We'll be there to be of help when others leave, because we are committed to this partnership and friendship with Chile. She also praised the “leadership” of President Bachelet and the courage and resilience of the Chilean people
President Bachelet said the earthquake - one of the most powerful ever recorded - damaged a half million homes and affected the lives of two million Chileans though the monetary costs of recovery at this point, are hard to calculate.
I could not answer for you how much it would cost to rebuild, to reconstruct, all this damage, said Michelle Bachelet. But I can only say, it will be a lot. Chile has the capacity, we have the engineers, we have the people, we have the experience, we have people trained and all that. But I think it will take long and it will mean a whole amount of money.
Ms. Bachelet said that Chile, which runs budget and trade surpluses, may be able to obtain reconstruction loans at favourable rates from the World Bank and other institutions, though that would be a decision for the incoming Piñera administration to make.
Piñera, who is to be sworn into office next week estimated earthquake damage at 30 billion US dollars, 15% of Chile's annual economic output. But he said the disaster need not cause a rollback in his campaign pledges for job creation and 6% annual economic growth rate, given that the rebuilding process will be labour intensive.
He said it was not the time to criticize the left-leaning ruling coalition handling of the crisis. But Piñera lamented looting and vandalism that have occurred in some areas including in Chile's second-largest city Concepcion, which was hardest hit by the earthquake.
This is absolutely unacceptable, said Sebastian Piñera.
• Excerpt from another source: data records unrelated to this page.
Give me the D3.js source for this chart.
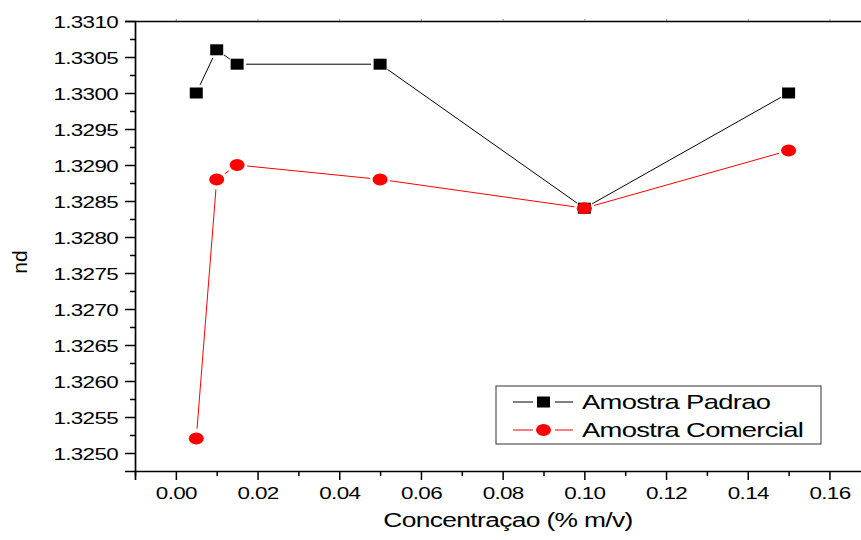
<!DOCTYPE html>
<html>
<head>
<meta charset="utf-8">
<script src="https://cdn.jsdelivr.net/npm/d3@7"></script>
<style>
  html, body { margin: 0; padding: 0; background: #fff; }
  svg { display: block; }
  text { font-family: "Liberation Sans", Arial, sans-serif; fill: #000; }
</style>
</head>
<body>
<script>
// Refractive index (nd) versus concentration for the two samples
const concentrations = [0.005, 0.01, 0.015, 0.05, 0.10, 0.15];
const padraoValues = [1.3300, 1.3306, 1.3304, 1.3304, 1.3284, 1.3300];
const comercialValues = [1.3252, 1.3288, 1.3290, 1.3288, 1.3284, 1.3292];
const seriesNames = ["Amostra Padrao", "Amostra Comercial"];
const xTickValues = [0.00, 0.02, 0.04, 0.06, 0.08, 0.10, 0.12, 0.14, 0.16];
const xMinorValues = [-0.01, 0.01, 0.03, 0.05, 0.07, 0.09, 0.11, 0.13, 0.15];
const yTickValues = [1.3250, 1.3255, 1.3260, 1.3265, 1.3270, 1.3275, 1.3280,
                     1.3285, 1.3290, 1.3295, 1.3300, 1.3305, 1.3310];
const yMinorValues = [1.32525, 1.32575, 1.32625, 1.32675, 1.32725, 1.32775,
                      1.32825, 1.32875, 1.32925, 1.32975, 1.33025, 1.33075];
const xTitle = "Concentraçao (% m/v)";
const yTitle = "nd";

const W = 861, H = 540;
const SX = 1.32; // horizontal glyph stretch
const LS = "-0.5px"; // tight letter spacing

const svg = d3.select("body").append("svg").attr("width", W).attr("height", H);

const x = d3.scaleLinear().domain([-0.01, 0.17]).range([135, 870.3]);
const y = d3.scaleLinear().domain([1.32475, 1.3310]).range([471, 21]);

const fmtX = d3.format(".2f");
const fmtY = d3.format(".4f");

// Bottom axis: major + minor ticks
const gx = svg.append("g").attr("transform", `translate(0,${y.range()[0]})`);
gx.call(d3.axisBottom(x).tickValues(xTickValues).tickSize(9).tickPadding(7).tickFormat(fmtX));
svg.append("g").attr("transform", `translate(0,${y.range()[0]})`)
  .call(d3.axisBottom(x).tickValues(xMinorValues).tickSize(5).tickFormat(""))
  .select(".domain").remove();

// Left axis: major + minor ticks
const gy = svg.append("g").attr("transform", `translate(${x.range()[0]},0)`);
gy.call(d3.axisLeft(y).tickValues(yTickValues).tickSize(10).tickPadding(7).tickFormat(fmtY));
svg.append("g").attr("transform", `translate(${x.range()[0]},0)`)
  .call(d3.axisLeft(y).tickValues(yMinorValues).tickSize(5).tickFormat(""))
  .select(".domain").remove();

// Top axis: line with tiny ticks
svg.append("g").attr("transform", `translate(0,${y.range()[1]})`)
  .call(d3.axisTop(x).tickValues(xTickValues).tickSizeInner(2).tickSizeOuter(0).tickFormat(""))
  .call(g => g.selectAll(".tick line").attr("stroke", "#888"));

svg.selectAll(".domain").attr("stroke", "#000").attr("stroke-width", 1.7);
svg.selectAll(".tick line").filter(function () { return this.getAttribute("stroke") !== "#888"; })
  .attr("stroke", "#000").attr("stroke-width", 1.5);

// Tick labels with stretched glyphs
gx.selectAll(".tick text").each(function () {
  const t = d3.select(this);
  const dy = +t.attr("y");
  t.attr("y", null).attr("dy", null)
    .attr("transform", `translate(0,${dy + 12}) scale(${SX},1)`)
    .attr("font-size", 17).attr("letter-spacing", LS)
    .attr("font-family", "Liberation Sans, Arial, sans-serif")
    .attr("text-anchor", "middle");
});
gy.selectAll(".tick text").each(function () {
  const t = d3.select(this);
  t.attr("x", null).attr("dy", "0.36em")
    .attr("transform", `translate(-17,0) scale(${SX},1)`)
    .attr("font-size", 17).attr("letter-spacing", LS)
    .attr("font-family", "Liberation Sans, Arial, sans-serif")
    .attr("text-anchor", "end");
});

// Axis titles
svg.append("text")
  .attr("transform", `translate(508,527) scale(${SX},1)`)
  .attr("text-anchor", "middle").attr("font-size", 20).attr("letter-spacing", LS)
  .text(xTitle);
svg.append("text")
  .attr("transform", "translate(27,262) rotate(-90)")
  .attr("text-anchor", "middle").attr("font-size", 21).text(yTitle);

// Series: gapped connecting segments, then markers
function drawSeries(values, color, gap) {
  const pts = concentrations.map((c, i) => [x(c), y(values[i])]);
  const segs = [];
  for (let i = 0; i < pts.length - 1; i++) {
    const [x0, y0] = pts[i], [x1, y1] = pts[i + 1];
    const dx = x1 - x0, dy = y1 - y0, len = Math.hypot(dx, dy);
    if (len <= 2 * gap) continue;
    const ux = dx / len, uy = dy / len;
    segs.push([x0 + ux * gap, y0 + uy * gap, x1 - ux * gap, y1 - uy * gap]);
  }
  svg.append("g").selectAll("line").data(segs).join("line")
    .attr("x1", d => d[0]).attr("y1", d => d[1])
    .attr("x2", d => d[2]).attr("y2", d => d[3])
    .attr("stroke", color).attr("stroke-width", 1);
  return pts;
}

const ptsP = drawSeries(padraoValues, "#000", 9);
svg.append("g").selectAll("rect").data(ptsP).join("rect")
  .attr("x", d => d[0] - 6.5).attr("y", d => d[1] - 5.5)
  .attr("width", 13).attr("height", 11).attr("fill", "#000");

const ptsC = drawSeries(comercialValues, "#ff0000", 10);
svg.append("g").selectAll("ellipse").data(ptsC).join("ellipse")
  .attr("cx", d => d[0]).attr("cy", d => d[1])
  .attr("rx", 7.5).attr("ry", 6).attr("fill", "#ff0000");

// Legend
const lg = svg.append("g");
lg.append("rect").attr("x", 496).attr("y", 386).attr("width", 325).attr("height", 58)
  .attr("fill", "#fff").attr("stroke", "#333").attr("stroke-width", 1);
const legendRows = [
  { name: seriesNames[0], color: "#000", shape: "square", cy: 402 },
  { name: seriesNames[1], color: "#ff0000", shape: "circle", cy: 430 }
];
legendRows.forEach(r => {
  lg.append("line").attr("x1", 513).attr("x2", 533).attr("y1", r.cy).attr("y2", r.cy)
    .attr("stroke", r.color).attr("stroke-width", 1);
  lg.append("line").attr("x1", 555).attr("x2", 573).attr("y1", r.cy).attr("y2", r.cy)
    .attr("stroke", r.color).attr("stroke-width", 1);
  if (r.shape === "square") {
    lg.append("rect").attr("x", 537).attr("y", r.cy - 5.5).attr("width", 13).attr("height", 11)
      .attr("fill", r.color);
  } else {
    lg.append("ellipse").attr("cx", 543.5).attr("cy", r.cy).attr("rx", 7.5).attr("ry", 6)
      .attr("fill", r.color);
  }
  lg.append("text").attr("transform", `translate(582,${r.cy + 7}) scale(1.37,1)`)
    .attr("font-size", 20).attr("letter-spacing", LS).text(r.name);
});
</script>
</body>
</html>
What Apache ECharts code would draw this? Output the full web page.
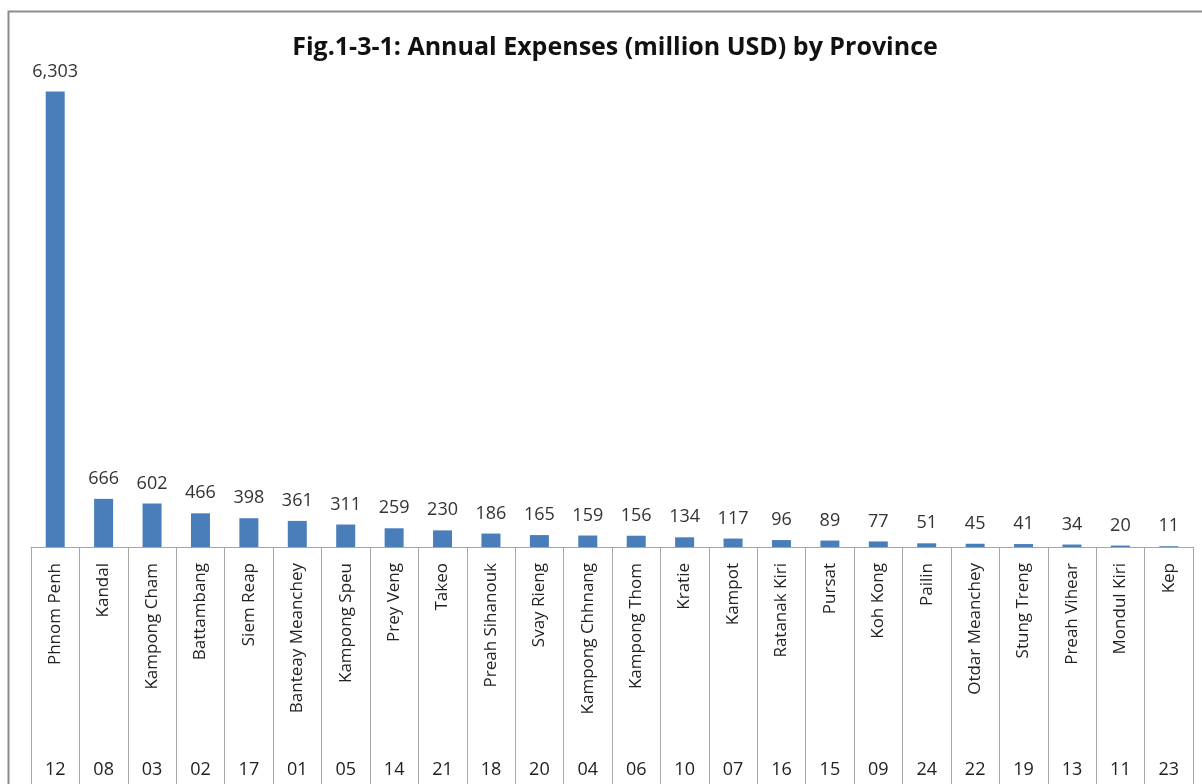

It simply worsens the already catastrophic situation that we're in. I hope that the government was using all the tools necessary in order to combat crime and to restore order. If more troops, if more people are needed, they should be used.”
Piñera, of Chile's right-leaning National Renewal Party, said he might extend the national state of catastrophe declared by President Bachelet to allow for a continued military role in relief efforts.
On Wednesday the Secretary of State will be holding talks Brazilian President Lula da Silva on, among other things potential new UN Security Council sanctions on Iran over its nuclear program. Brazil, which has extensive relations with Iran, is a current Security Council member.